Vertex type to calculate similarity for

e_type

Directed edge type to traverse

re_type

Reverse edge type to traverse

topK

Number of top scores to report for each vertex

print_accum

If true, output JSON to standard output.

similarity_edge

If provided, the similarity scores will be saved to this edge type.

file_path

If a file path is provided, the algorithm will output to a file specified by the file path in CSV format

num_of_batches

Number of batches to divide the query into

Result

The result contains the top k Jaccard similarity scores for each vertex and its corresponding pair. A pair is only included if its similarity is greater than 0, meaning there is at least one common neighbor between the pair. The result is available in JSON format, or can be output to a file in CSV, or it can be saved as an edge on the graph itself.

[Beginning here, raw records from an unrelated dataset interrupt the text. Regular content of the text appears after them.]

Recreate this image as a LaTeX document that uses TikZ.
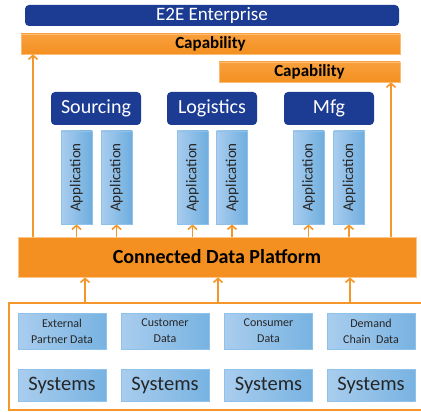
\documentclass[tikz,border=0pt]{standalone}
\usepackage{fontspec}
\setmainfont{Carlito}
\usetikzlibrary{arrows.meta}
\definecolor{dblue}{HTML}{1C3C94}
\definecolor{lblueA}{HTML}{A9CDEE}
\definecolor{lblueB}{HTML}{6FAEDF}
\definecolor{lborder}{HTML}{8EC2EA}
\definecolor{orA}{HTML}{F9A03C}
\definecolor{orB}{HTML}{F39021}
\definecolor{orline}{HTML}{F5962B}
\tikzset{
  darkbox/.style={fill=dblue, rounded corners=4pt, text=white, inner sep=0pt},
  capbox/.style={top color=orA, bottom color=orB, draw=orA!70!white, line width=0.6pt, font=\bfseries\fontsize{17}{19}\selectfont, text=black, inner sep=0pt, minimum height=20pt},
  appbox/.style={left color=lblueA, right color=lblueB, draw=lborder, line width=0.8pt, minimum width=31pt, minimum height=93pt, inner sep=0pt},
  databox/.style={left color=lblueA, right color=lblueB!85!lblueA, draw=lborder, line width=0.8pt, minimum width=88pt, inner sep=0pt, text=black!85},
  arr/.style={draw=orline, line width=1.6pt, -{Straight Barb[length=4pt,width=9pt,line width=1.6pt]}},
}
\begin{document}
\begin{tikzpicture}[x=1pt,y=-1pt]
\useasboundingbox (0,0) rectangle (421,412);
\fill[white] (0,0) rectangle (421,412);
% top bars
\node[darkbox, minimum width=374pt, minimum height=21pt, font=\fontsize{19}{21}\selectfont] (e2e) at (212,15.5) {E2E Enterprise};
\node[capbox, minimum width=379pt] (cap1) at (210.5,44) {Capability};
\node[capbox, minimum width=181pt] (cap2) at (309.5,72) {Capability};
% domains
\node[darkbox, minimum width=90pt, minimum height=33pt, font=\fontsize{20}{22}\selectfont] (src) at (96,108.5) {Sourcing};
\node[darkbox, minimum width=90pt, minimum height=33pt, font=\fontsize{20}{22}\selectfont] (log) at (212,108.5) {Logistics};
\node[darkbox, minimum width=90pt, minimum height=33pt, font=\fontsize{20}{22}\selectfont] (mfg) at (329,108.5) {Mfg};
% applications
\foreach \n/\x in {a1/76.5,a2/116.5,a3/192.5,a4/232,a5/308.5,a6/349}{
  \node[appbox] (\n) at (\x,177.5) {};
  \node[rotate=90, font=\fontsize{15}{16}\selectfont, text=black!85, inner sep=0pt] (\n t) at (\n.center) {Application};
}
% platform
\node[fill=orB, draw=orA!60!white, line width=0.8pt, minimum width=398pt, minimum height=40pt, inner sep=0pt, font=\bfseries\fontsize{20}{22}\selectfont] (plat) at (217,257) {Connected Data Platform};
% base box
\node[draw=orline, line width=1.6pt, minimum width=416pt, minimum height=107pt, inner sep=0pt] (base) at (217,356.5) {};
% data boxes
\foreach \n/\x/\t in {d1/62/{External\\Partner Data},d2/165/{Customer\\Data},d3/268.5/{Consumer\\Data},d4/371/{Demand\\Chain\ \ Data}}{
  \node[databox, minimum height=36pt, align=center, font=\fontsize{12}{16}\selectfont] (\n) at (\x,331) {\t};
}
\foreach \n/\x in {s1/62,s2/165,s3/268.5,s4/371}{
  \node[databox, minimum height=32pt, font=\fontsize{20.5}{22}\selectfont] (\n) at (\x,385) {Systems};
}
% arrows platform -> apps
\foreach \n in {a1,a2,a3,a4,a5,a6}{
  \draw[arr] (\n.south |- plat.north) -- (\n.south);
}
\coordinate (L) at (33,0);
\coordinate (R) at (391,0);
\draw[arr] (L |- plat.north) -- (L |- cap1.south);
\draw[arr] (R |- plat.north) -- (R |- cap2.south);
% base -> platform
\coordinate (b1) at (85,0);
\coordinate (b2) at (218,0);
\coordinate (b3) at (350,0);
\foreach \c in {b1,b2,b3}{
  \draw[arr] (\c |- base.north) -- (\c |- plat.south);
}
\end{tikzpicture}
\end{document}
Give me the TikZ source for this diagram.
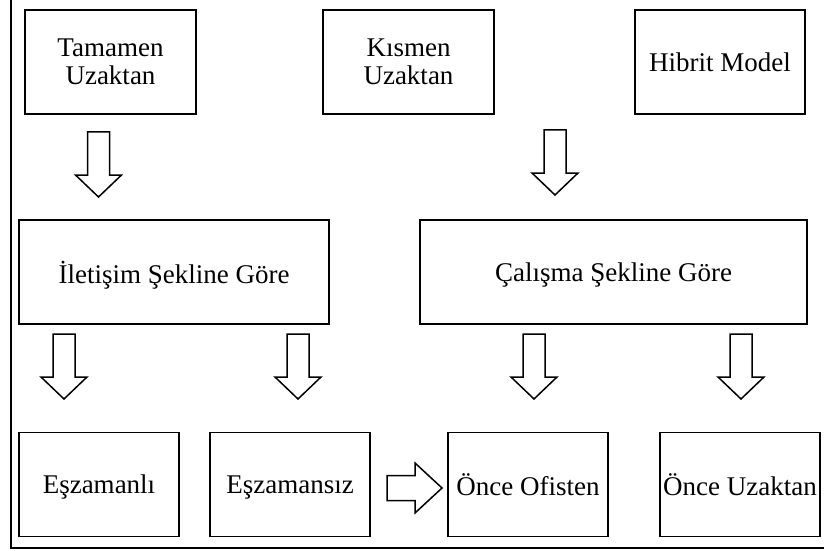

A JSON formatted result could look like this:

// Run jaccard_batch on social10 graph traversing through Friend edges
[
  {
    "Start": [
      {
        "attributes": {
          "Start.@heap": [
            {
              "val": 0.33333,
              "ver": "Howard"
            },
            {
              "val": 0.25,
              "ver": "Ivy"
            },
            {
              "val": 0.25,
              "ver": "George"
            }
          ]
        },
        "v_id": "Fiona",
        "v_type": "Person"
      },
      {
        "attributes": {
          "Start.@heap": []
        },
        "v_id": "Justin",
        "v_type": "Person"
      },
      {
        "attributes": {
          "Start.@heap": []
        },
        "v_id": "Bob",
        "v_type": "Person"
      },
      {
        "attributes": {
          "Start.@heap": [
            {
              "val": 0.5,
              "ver": "Damon"
            }
          ]
        },
        "v_id": "Chase",
        "v_type": "Person"
      },
      {
        "attributes": {
          "Start.@heap": [
            {
              "val": 0.5,
              "ver": "Chase"
            }
          ]
        },
        "v_id": "Damon",
        "v_type": "Person"
      },
      {
        "attributes": {
          "Start.@heap": [
            {
              "val": 0.33333,
              "ver": "Ivy"
            }
          ]
        },
        "v_id": "Alex",
        "v_type": "Person"
      },
      {
        "attributes": {
          "Start.@heap": [
            {
              "val": 0.5,
              "ver": "Howard"
            },
            {
              "val": 0.25,
              "ver": "Fiona"
            }
          ]
        },
        "v_id": "George",
        "v_type": "Person"
      },
      {
        "attributes": {
          "Start.@heap": []
        },
        "v_id": "Eddie",
        "v_type": "Person"
      },
      {
        "attributes": {
          "Start.@heap": [
            {
              "val": 0.33333,
              "ver": "Alex"
            },
            {
              "val": 0.25,
              "ver": "Fiona"
            }
          ]
        },
        "v_id": "Ivy",
        "v_type": "Person"
      },
      {
        "attributes": {
          "Start.@heap": [
            {
              "val": 0.5,
              "ver": "George"
            },
            {
              "val": 0.33333,
              "ver": "Fiona"
            }
          ]
        },
        "v_id": "Howard",
        "v_type": "Person"
      }
    ]
  }
]